** Given information **
== == ==
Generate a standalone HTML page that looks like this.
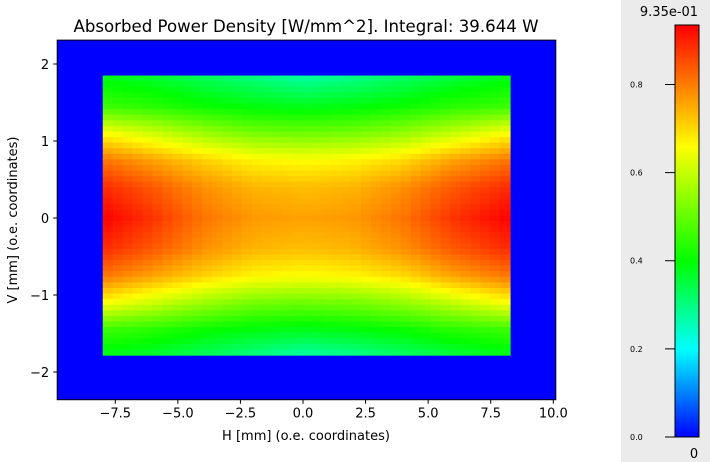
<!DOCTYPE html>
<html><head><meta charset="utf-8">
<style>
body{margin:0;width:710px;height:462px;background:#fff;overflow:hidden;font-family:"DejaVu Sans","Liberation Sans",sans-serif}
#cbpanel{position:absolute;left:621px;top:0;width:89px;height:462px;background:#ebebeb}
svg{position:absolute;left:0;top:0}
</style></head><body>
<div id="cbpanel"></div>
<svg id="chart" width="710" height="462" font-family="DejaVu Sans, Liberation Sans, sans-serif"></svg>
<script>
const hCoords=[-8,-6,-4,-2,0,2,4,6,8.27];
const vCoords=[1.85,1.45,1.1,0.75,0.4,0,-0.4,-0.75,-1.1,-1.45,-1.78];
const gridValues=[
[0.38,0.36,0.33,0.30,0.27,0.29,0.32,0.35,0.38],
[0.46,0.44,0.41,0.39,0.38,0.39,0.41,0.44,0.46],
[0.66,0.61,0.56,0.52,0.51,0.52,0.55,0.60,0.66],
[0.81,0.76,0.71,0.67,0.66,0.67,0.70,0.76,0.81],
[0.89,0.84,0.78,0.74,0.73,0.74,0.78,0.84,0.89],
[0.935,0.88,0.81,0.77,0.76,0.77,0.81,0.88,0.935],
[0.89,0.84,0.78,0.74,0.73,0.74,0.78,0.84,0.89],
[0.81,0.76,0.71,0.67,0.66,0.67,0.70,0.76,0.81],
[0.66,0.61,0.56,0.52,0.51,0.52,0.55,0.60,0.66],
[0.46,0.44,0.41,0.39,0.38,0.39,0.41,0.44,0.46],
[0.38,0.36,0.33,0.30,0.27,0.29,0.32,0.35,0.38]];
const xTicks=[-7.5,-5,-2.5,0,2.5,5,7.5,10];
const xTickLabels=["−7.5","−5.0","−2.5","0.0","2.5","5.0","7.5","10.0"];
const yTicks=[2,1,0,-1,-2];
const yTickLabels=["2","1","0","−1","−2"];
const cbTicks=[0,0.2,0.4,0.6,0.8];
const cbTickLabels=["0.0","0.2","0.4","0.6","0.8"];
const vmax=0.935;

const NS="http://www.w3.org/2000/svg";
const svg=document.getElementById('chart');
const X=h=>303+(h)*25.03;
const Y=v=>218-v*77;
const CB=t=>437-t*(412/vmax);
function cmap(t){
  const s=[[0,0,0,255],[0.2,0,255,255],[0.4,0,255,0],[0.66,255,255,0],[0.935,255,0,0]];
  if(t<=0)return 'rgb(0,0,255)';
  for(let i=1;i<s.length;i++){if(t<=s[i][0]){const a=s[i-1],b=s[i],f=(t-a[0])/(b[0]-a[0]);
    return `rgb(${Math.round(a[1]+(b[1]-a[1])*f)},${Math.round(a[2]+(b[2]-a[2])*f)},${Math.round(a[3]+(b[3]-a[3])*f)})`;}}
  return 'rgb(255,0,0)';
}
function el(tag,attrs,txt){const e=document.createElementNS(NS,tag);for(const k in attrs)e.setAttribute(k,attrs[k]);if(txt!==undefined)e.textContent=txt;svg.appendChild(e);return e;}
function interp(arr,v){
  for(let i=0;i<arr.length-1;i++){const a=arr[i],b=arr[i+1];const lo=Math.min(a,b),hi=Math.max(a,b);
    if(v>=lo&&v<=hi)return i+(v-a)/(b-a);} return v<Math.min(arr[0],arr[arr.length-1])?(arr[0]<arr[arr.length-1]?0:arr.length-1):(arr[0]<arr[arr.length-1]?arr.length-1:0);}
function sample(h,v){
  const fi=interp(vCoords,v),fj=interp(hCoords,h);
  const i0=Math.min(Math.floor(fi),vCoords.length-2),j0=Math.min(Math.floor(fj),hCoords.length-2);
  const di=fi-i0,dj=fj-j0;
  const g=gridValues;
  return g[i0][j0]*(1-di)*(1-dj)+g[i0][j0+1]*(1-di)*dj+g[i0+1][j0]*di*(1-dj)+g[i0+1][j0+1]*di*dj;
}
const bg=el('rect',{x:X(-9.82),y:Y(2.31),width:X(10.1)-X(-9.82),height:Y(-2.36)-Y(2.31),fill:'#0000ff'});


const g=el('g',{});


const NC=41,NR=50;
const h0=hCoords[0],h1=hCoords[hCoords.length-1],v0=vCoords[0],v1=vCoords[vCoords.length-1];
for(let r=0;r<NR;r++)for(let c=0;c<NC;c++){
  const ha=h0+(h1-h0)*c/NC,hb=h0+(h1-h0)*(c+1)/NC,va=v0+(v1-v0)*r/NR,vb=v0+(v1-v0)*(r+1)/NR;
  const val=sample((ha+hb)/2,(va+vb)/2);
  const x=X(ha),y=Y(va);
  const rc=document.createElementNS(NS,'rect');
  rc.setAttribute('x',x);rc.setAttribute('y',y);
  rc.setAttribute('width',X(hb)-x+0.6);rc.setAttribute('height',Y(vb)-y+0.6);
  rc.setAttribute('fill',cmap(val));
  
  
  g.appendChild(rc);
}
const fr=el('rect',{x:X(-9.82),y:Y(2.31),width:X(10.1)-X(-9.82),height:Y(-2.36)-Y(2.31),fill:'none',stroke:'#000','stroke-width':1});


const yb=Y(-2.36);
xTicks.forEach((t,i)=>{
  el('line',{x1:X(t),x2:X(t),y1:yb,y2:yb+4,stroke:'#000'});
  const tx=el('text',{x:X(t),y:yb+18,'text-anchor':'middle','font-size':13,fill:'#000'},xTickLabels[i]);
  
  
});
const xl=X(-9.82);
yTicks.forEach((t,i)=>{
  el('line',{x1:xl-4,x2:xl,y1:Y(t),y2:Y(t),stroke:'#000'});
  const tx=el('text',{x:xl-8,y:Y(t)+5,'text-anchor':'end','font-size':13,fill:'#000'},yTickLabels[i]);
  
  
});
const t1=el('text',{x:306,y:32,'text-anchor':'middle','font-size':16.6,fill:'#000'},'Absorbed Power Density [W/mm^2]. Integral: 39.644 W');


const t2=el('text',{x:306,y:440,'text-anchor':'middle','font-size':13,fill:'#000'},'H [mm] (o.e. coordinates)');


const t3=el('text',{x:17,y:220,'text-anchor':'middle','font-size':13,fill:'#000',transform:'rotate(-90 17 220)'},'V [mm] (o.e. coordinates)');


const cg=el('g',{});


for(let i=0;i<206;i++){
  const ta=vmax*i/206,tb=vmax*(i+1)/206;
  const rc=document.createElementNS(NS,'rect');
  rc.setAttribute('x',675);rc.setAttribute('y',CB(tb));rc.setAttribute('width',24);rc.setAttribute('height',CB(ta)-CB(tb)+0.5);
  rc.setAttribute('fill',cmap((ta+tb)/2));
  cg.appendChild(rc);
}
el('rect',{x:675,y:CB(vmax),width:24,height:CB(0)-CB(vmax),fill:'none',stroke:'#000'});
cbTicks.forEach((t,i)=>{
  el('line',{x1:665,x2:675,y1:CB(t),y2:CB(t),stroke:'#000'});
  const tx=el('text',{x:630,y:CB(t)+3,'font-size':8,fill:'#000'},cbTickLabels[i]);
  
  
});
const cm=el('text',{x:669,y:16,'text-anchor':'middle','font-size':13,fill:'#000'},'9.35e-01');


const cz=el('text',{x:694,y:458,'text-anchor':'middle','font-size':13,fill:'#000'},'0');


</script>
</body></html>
== == ==
The listing above needs to be output again exactly. Don't include the pictures.

Generate a standalone HTML page that looks like this.
<!DOCTYPE html>
<html><head><meta charset="utf-8">
<style>
body{margin:0;width:710px;height:462px;background:#fff;overflow:hidden;font-family:"DejaVu Sans","Liberation Sans",sans-serif}
#cbpanel{position:absolute;left:621px;top:0;width:89px;height:462px;background:#ebebeb}
svg{position:absolute;left:0;top:0}
</style></head><body>
<div id="cbpanel"></div>
<svg id="chart" width="710" height="462" font-family="DejaVu Sans, Liberation Sans, sans-serif"></svg>
<script>
const hCoords=[-8,-6,-4,-2,0,2,4,6,8.27];
const vCoords=[1.85,1.45,1.1,0.75,0.4,0,-0.4,-0.75,-1.1,-1.45,-1.78];
const gridValues=[
[0.38,0.36,0.33,0.30,0.27,0.29,0.32,0.35,0.38],
[0.46,0.44,0.41,0.39,0.38,0.39,0.41,0.44,0.46],
[0.66,0.61,0.56,0.52,0.51,0.52,0.55,0.60,0.66],
[0.81,0.76,0.71,0.67,0.66,0.67,0.70,0.76,0.81],
[0.89,0.84,0.78,0.74,0.73,0.74,0.78,0.84,0.89],
[0.935,0.88,0.81,0.77,0.76,0.77,0.81,0.88,0.935],
[0.89,0.84,0.78,0.74,0.73,0.74,0.78,0.84,0.89],
[0.81,0.76,0.71,0.67,0.66,0.67,0.70,0.76,0.81],
[0.66,0.61,0.56,0.52,0.51,0.52,0.55,0.60,0.66],
[0.46,0.44,0.41,0.39,0.38,0.39,0.41,0.44,0.46],
[0.38,0.36,0.33,0.30,0.27,0.29,0.32,0.35,0.38]];
const xTicks=[-7.5,-5,-2.5,0,2.5,5,7.5,10];
const xTickLabels=["−7.5","−5.0","−2.5","0.0","2.5","5.0","7.5","10.0"];
const yTicks=[2,1,0,-1,-2];
const yTickLabels=["2","1","0","−1","−2"];
const cbTicks=[0,0.2,0.4,0.6,0.8];
const cbTickLabels=["0.0","0.2","0.4","0.6","0.8"];
const vmax=0.935;

const NS="http://www.w3.org/2000/svg";
const svg=document.getElementById('chart');
const X=h=>303+(h)*25.03;
const Y=v=>218-v*77;
const CB=t=>437-t*(412/vmax);
function cmap(t){
  const s=[[0,0,0,255],[0.2,0,255,255],[0.4,0,255,0],[0.66,255,255,0],[0.935,255,0,0]];
  if(t<=0)return 'rgb(0,0,255)';
  for(let i=1;i<s.length;i++){if(t<=s[i][0]){const a=s[i-1],b=s[i],f=(t-a[0])/(b[0]-a[0]);
    return `rgb(${Math.round(a[1]+(b[1]-a[1])*f)},${Math.round(a[2]+(b[2]-a[2])*f)},${Math.round(a[3]+(b[3]-a[3])*f)})`;}}
  return 'rgb(255,0,0)';
}
function el(tag,attrs,txt){const e=document.createElementNS(NS,tag);for(const k in attrs)e.setAttribute(k,attrs[k]);if(txt!==undefined)e.textContent=txt;svg.appendChild(e);return e;}
function interp(arr,v){
  for(let i=0;i<arr.length-1;i++){const a=arr[i],b=arr[i+1];const lo=Math.min(a,b),hi=Math.max(a,b);
    if(v>=lo&&v<=hi)return i+(v-a)/(b-a);} return v<Math.min(arr[0],arr[arr.length-1])?(arr[0]<arr[arr.length-1]?0:arr.length-1):(arr[0]<arr[arr.length-1]?arr.length-1:0);}
function sample(h,v){
  const fi=interp(vCoords,v),fj=interp(hCoords,h);
  const i0=Math.min(Math.floor(fi),vCoords.length-2),j0=Math.min(Math.floor(fj),hCoords.length-2);
  const di=fi-i0,dj=fj-j0;
  const g=gridValues;
  return g[i0][j0]*(1-di)*(1-dj)+g[i0][j0+1]*(1-di)*dj+g[i0+1][j0]*di*(1-dj)+g[i0+1][j0+1]*di*dj;
}
const bg=el('rect',{x:X(-9.82),y:Y(2.31),width:X(10.1)-X(-9.82),height:Y(-2.36)-Y(2.31),fill:'#0000ff'});


const g=el('g',{});


const NC=41,NR=50;
const h0=hCoords[0],h1=hCoords[hCoords.length-1],v0=vCoords[0],v1=vCoords[vCoords.length-1];
for(let r=0;r<NR;r++)for(let c=0;c<NC;c++){
  const ha=h0+(h1-h0)*c/NC,hb=h0+(h1-h0)*(c+1)/NC,va=v0+(v1-v0)*r/NR,vb=v0+(v1-v0)*(r+1)/NR;
  const val=sample((ha+hb)/2,(va+vb)/2);
  const x=X(ha),y=Y(va);
  const rc=document.createElementNS(NS,'rect');
  rc.setAttribute('x',x);rc.setAttribute('y',y);
  rc.setAttribute('width',X(hb)-x+0.6);rc.setAttribute('height',Y(vb)-y+0.6);
  rc.setAttribute('fill',cmap(val));
  
  
  g.appendChild(rc);
}
const fr=el('rect',{x:X(-9.82),y:Y(2.31),width:X(10.1)-X(-9.82),height:Y(-2.36)-Y(2.31),fill:'none',stroke:'#000','stroke-width':1});


const yb=Y(-2.36);
xTicks.forEach((t,i)=>{
  el('line',{x1:X(t),x2:X(t),y1:yb,y2:yb+4,stroke:'#000'});
  const tx=el('text',{x:X(t),y:yb+18,'text-anchor':'middle','font-size':13,fill:'#000'},xTickLabels[i]);
  
  
});
const xl=X(-9.82);
yTicks.forEach((t,i)=>{
  el('line',{x1:xl-4,x2:xl,y1:Y(t),y2:Y(t),stroke:'#000'});
  const tx=el('text',{x:xl-8,y:Y(t)+5,'text-anchor':'end','font-size':13,fill:'#000'},yTickLabels[i]);
  
  
});
const t1=el('text',{x:306,y:32,'text-anchor':'middle','font-size':16.6,fill:'#000'},'Absorbed Power Density [W/mm^2]. Integral: 39.644 W');


const t2=el('text',{x:306,y:440,'text-anchor':'middle','font-size':13,fill:'#000'},'H [mm] (o.e. coordinates)');


const t3=el('text',{x:17,y:220,'text-anchor':'middle','font-size':13,fill:'#000',transform:'rotate(-90 17 220)'},'V [mm] (o.e. coordinates)');


const cg=el('g',{});


for(let i=0;i<206;i++){
  const ta=vmax*i/206,tb=vmax*(i+1)/206;
  const rc=document.createElementNS(NS,'rect');
  rc.setAttribute('x',675);rc.setAttribute('y',CB(tb));rc.setAttribute('width',24);rc.setAttribute('height',CB(ta)-CB(tb)+0.5);
  rc.setAttribute('fill',cmap((ta+tb)/2));
  cg.appendChild(rc);
}
el('rect',{x:675,y:CB(vmax),width:24,height:CB(0)-CB(vmax),fill:'none',stroke:'#000'});
cbTicks.forEach((t,i)=>{
  el('line',{x1:665,x2:675,y1:CB(t),y2:CB(t),stroke:'#000'});
  const tx=el('text',{x:630,y:CB(t)+3,'font-size':8,fill:'#000'},cbTickLabels[i]);
  
  
});
const cm=el('text',{x:669,y:16,'text-anchor':'middle','font-size':13,fill:'#000'},'9.35e-01');


const cz=el('text',{x:694,y:458,'text-anchor':'middle','font-size':13,fill:'#000'},'0');


</script>
</body></html>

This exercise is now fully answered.